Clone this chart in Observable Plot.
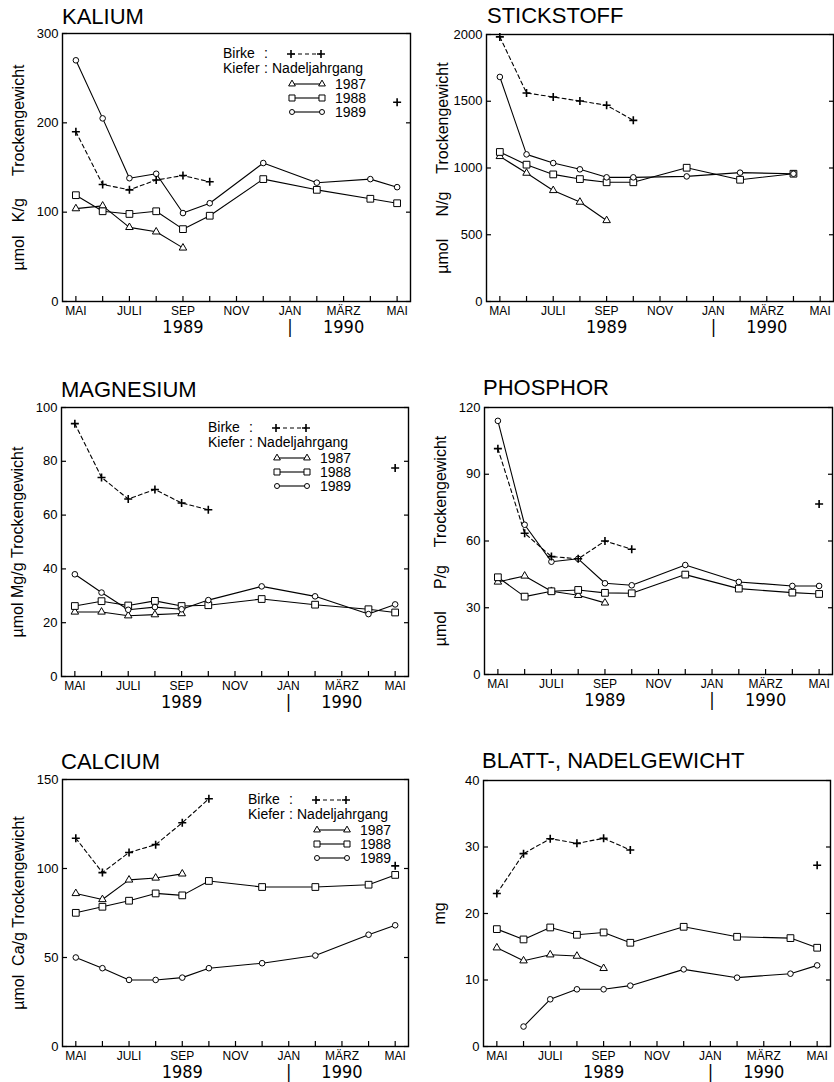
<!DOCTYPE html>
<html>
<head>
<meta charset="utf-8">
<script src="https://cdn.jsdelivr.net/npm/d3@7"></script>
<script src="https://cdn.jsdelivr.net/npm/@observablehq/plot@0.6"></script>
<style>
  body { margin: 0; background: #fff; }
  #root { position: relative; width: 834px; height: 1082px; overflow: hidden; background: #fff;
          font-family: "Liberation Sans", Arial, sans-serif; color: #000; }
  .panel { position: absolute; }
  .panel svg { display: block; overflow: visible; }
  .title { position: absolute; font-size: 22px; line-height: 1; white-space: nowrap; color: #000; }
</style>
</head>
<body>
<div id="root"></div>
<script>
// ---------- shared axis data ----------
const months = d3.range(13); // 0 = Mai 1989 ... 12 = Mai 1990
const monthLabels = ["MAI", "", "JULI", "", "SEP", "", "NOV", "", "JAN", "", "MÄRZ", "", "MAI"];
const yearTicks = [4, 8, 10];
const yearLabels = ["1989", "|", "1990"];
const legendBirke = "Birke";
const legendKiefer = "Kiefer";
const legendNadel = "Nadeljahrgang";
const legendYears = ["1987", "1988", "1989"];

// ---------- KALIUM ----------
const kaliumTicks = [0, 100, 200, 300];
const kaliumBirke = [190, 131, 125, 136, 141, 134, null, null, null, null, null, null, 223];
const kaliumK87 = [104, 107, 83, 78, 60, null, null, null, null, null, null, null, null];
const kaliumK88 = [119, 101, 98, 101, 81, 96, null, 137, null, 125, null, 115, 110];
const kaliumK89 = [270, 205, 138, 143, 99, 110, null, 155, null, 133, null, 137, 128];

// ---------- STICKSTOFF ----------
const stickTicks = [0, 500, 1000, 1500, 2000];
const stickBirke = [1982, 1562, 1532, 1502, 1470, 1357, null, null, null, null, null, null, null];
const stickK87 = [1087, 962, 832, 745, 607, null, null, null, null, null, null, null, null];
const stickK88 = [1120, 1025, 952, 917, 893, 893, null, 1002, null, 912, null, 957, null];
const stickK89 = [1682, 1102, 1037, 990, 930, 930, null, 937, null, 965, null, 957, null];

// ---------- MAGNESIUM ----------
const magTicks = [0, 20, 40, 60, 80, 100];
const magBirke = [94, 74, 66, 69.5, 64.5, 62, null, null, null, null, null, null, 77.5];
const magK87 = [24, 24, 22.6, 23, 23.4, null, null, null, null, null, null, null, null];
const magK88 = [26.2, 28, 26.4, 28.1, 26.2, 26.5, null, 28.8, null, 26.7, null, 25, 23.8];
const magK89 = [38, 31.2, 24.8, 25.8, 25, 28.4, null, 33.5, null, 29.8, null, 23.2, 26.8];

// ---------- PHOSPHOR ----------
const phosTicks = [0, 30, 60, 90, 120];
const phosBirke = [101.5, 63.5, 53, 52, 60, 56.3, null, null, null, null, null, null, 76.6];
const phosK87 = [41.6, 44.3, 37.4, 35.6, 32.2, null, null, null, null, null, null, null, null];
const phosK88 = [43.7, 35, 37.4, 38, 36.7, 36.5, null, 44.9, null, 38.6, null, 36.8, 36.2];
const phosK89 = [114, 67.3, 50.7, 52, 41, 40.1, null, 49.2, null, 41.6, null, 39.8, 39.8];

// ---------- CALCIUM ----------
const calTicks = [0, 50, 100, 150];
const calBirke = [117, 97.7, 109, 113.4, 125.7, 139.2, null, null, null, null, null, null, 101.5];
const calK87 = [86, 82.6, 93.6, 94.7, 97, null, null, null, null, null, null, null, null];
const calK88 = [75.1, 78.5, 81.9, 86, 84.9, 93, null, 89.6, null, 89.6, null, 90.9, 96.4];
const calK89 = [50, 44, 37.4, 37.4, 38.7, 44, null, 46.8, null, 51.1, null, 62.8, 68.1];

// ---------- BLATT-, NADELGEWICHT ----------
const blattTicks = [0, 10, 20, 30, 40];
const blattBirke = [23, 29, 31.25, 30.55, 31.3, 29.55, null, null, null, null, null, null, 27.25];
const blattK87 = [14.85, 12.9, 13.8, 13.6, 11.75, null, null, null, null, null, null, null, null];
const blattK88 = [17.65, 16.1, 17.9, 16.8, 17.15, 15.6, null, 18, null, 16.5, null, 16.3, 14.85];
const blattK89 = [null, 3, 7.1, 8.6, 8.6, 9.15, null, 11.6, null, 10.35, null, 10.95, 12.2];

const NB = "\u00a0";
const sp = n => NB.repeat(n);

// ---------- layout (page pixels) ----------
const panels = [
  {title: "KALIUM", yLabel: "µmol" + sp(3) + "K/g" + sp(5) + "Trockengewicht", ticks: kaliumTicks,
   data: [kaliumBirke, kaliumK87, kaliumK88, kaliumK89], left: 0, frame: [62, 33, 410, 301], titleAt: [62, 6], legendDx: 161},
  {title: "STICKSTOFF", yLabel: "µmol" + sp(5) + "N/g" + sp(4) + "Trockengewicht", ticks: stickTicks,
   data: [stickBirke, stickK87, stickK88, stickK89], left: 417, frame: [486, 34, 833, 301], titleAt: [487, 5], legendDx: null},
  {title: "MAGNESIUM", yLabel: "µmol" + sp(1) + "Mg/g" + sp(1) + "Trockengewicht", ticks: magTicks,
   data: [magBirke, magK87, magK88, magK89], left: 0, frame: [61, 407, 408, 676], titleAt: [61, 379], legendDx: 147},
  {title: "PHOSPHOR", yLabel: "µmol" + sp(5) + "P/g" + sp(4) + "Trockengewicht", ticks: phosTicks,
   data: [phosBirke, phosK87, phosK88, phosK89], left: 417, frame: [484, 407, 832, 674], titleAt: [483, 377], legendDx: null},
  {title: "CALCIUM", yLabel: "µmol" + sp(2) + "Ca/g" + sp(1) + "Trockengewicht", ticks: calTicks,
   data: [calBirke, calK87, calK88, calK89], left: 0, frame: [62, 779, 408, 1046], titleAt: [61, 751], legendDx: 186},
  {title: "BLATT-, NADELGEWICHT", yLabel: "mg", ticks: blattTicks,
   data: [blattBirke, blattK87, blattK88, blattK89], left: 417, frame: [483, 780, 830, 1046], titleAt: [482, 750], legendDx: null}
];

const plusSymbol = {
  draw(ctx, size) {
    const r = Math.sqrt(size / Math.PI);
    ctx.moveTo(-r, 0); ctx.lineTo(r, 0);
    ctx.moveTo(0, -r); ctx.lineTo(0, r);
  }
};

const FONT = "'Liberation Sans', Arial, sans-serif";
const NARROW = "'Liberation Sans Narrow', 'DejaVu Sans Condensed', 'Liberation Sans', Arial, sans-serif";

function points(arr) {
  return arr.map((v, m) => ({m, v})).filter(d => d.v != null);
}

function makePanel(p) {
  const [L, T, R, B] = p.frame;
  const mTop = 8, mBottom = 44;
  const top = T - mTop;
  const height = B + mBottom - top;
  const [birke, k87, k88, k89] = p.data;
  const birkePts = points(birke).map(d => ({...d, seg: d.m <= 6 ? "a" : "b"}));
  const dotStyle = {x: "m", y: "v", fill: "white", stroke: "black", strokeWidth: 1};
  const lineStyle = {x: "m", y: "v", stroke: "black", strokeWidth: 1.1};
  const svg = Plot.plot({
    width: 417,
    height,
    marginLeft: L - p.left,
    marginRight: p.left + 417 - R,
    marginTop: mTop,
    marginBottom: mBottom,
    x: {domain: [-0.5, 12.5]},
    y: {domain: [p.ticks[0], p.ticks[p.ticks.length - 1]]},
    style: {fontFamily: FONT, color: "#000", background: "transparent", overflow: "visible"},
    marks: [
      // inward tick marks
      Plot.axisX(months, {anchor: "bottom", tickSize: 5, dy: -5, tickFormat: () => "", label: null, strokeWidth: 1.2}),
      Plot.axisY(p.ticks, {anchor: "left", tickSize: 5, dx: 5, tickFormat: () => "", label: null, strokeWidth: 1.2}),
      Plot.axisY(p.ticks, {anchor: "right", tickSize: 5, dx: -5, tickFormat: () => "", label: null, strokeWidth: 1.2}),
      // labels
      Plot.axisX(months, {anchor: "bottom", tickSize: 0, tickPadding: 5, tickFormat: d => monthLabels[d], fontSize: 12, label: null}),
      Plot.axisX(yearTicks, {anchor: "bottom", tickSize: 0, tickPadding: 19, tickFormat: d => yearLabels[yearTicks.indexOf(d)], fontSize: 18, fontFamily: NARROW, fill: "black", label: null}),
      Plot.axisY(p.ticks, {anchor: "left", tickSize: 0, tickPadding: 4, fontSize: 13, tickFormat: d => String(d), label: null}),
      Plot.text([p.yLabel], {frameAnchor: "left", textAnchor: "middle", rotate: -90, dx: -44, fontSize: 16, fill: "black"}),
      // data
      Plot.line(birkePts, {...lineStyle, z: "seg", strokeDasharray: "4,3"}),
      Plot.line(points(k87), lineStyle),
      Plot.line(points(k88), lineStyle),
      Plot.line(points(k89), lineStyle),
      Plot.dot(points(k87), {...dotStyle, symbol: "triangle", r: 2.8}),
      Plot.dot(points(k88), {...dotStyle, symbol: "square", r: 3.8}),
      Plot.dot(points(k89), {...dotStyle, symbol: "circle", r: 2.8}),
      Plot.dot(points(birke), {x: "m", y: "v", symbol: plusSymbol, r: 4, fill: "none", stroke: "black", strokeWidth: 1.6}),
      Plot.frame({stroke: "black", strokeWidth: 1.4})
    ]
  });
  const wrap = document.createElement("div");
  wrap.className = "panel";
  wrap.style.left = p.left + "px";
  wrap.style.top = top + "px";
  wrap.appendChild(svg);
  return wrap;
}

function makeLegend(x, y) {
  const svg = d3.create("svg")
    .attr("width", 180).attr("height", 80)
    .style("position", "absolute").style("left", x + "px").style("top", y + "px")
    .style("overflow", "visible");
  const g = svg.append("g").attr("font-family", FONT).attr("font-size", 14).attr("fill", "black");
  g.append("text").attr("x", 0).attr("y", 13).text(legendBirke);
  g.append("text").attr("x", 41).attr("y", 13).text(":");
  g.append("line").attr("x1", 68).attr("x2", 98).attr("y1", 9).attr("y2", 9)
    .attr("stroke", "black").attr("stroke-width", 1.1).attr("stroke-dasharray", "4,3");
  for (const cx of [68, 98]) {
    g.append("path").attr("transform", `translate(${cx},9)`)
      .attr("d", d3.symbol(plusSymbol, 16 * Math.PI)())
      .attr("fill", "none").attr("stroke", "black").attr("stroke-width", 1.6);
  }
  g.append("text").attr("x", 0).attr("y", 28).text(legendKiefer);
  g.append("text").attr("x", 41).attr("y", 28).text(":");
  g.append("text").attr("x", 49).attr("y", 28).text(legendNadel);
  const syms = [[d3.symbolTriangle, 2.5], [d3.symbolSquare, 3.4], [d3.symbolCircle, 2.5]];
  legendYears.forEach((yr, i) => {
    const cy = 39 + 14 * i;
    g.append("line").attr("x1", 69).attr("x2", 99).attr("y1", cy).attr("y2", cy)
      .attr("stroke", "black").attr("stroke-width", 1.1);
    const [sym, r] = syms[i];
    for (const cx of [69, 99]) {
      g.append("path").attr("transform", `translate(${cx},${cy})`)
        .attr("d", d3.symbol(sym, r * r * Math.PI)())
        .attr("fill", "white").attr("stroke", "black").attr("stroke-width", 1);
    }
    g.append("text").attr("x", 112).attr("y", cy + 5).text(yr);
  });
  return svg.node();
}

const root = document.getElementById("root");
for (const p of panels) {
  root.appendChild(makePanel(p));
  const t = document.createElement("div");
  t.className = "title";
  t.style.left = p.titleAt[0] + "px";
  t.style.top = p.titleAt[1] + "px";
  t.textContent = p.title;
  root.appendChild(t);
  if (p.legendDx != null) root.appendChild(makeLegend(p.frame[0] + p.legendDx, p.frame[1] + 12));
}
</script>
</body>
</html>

● **PROBLEM**: Write out the lines from the start of the material to the line with "965, null, 957, null];", inclusive and exactly. Skip the pictures.

● **TASK RESPONSE**:
Clone this chart in Observable Plot.
<!DOCTYPE html>
<html>
<head>
<meta charset="utf-8">
<script src="https://cdn.jsdelivr.net/npm/d3@7"></script>
<script src="https://cdn.jsdelivr.net/npm/@observablehq/plot@0.6"></script>
<style>
  body { margin: 0; background: #fff; }
  #root { position: relative; width: 834px; height: 1082px; overflow: hidden; background: #fff;
          font-family: "Liberation Sans", Arial, sans-serif; color: #000; }
  .panel { position: absolute; }
  .panel svg { display: block; overflow: visible; }
  .title { position: absolute; font-size: 22px; line-height: 1; white-space: nowrap; color: #000; }
</style>
</head>
<body>
<div id="root"></div>
<script>
// ---------- shared axis data ----------
const months = d3.range(13); // 0 = Mai 1989 ... 12 = Mai 1990
const monthLabels = ["MAI", "", "JULI", "", "SEP", "", "NOV", "", "JAN", "", "MÄRZ", "", "MAI"];
const yearTicks = [4, 8, 10];
const yearLabels = ["1989", "|", "1990"];
const legendBirke = "Birke";
const legendKiefer = "Kiefer";
const legendNadel = "Nadeljahrgang";
const legendYears = ["1987", "1988", "1989"];

// ---------- KALIUM ----------
const kaliumTicks = [0, 100, 200, 300];
const kaliumBirke = [190, 131, 125, 136, 141, 134, null, null, null, null, null, null, 223];
const kaliumK87 = [104, 107, 83, 78, 60, null, null, null, null, null, null, null, null];
const kaliumK88 = [119, 101, 98, 101, 81, 96, null, 137, null, 125, null, 115, 110];
const kaliumK89 = [270, 205, 138, 143, 99, 110, null, 155, null, 133, null, 137, 128];

// ---------- STICKSTOFF ----------
const stickTicks = [0, 500, 1000, 1500, 2000];
const stickBirke = [1982, 1562, 1532, 1502, 1470, 1357, null, null, null, null, null, null, null];
const stickK87 = [1087, 962, 832, 745, 607, null, null, null, null, null, null, null, null];
const stickK88 = [1120, 1025, 952, 917, 893, 893, null, 1002, null, 912, null, 957, null];
const stickK89 = [1682, 1102, 1037, 990, 930, 930, null, 937, null, 965, null, 957, null];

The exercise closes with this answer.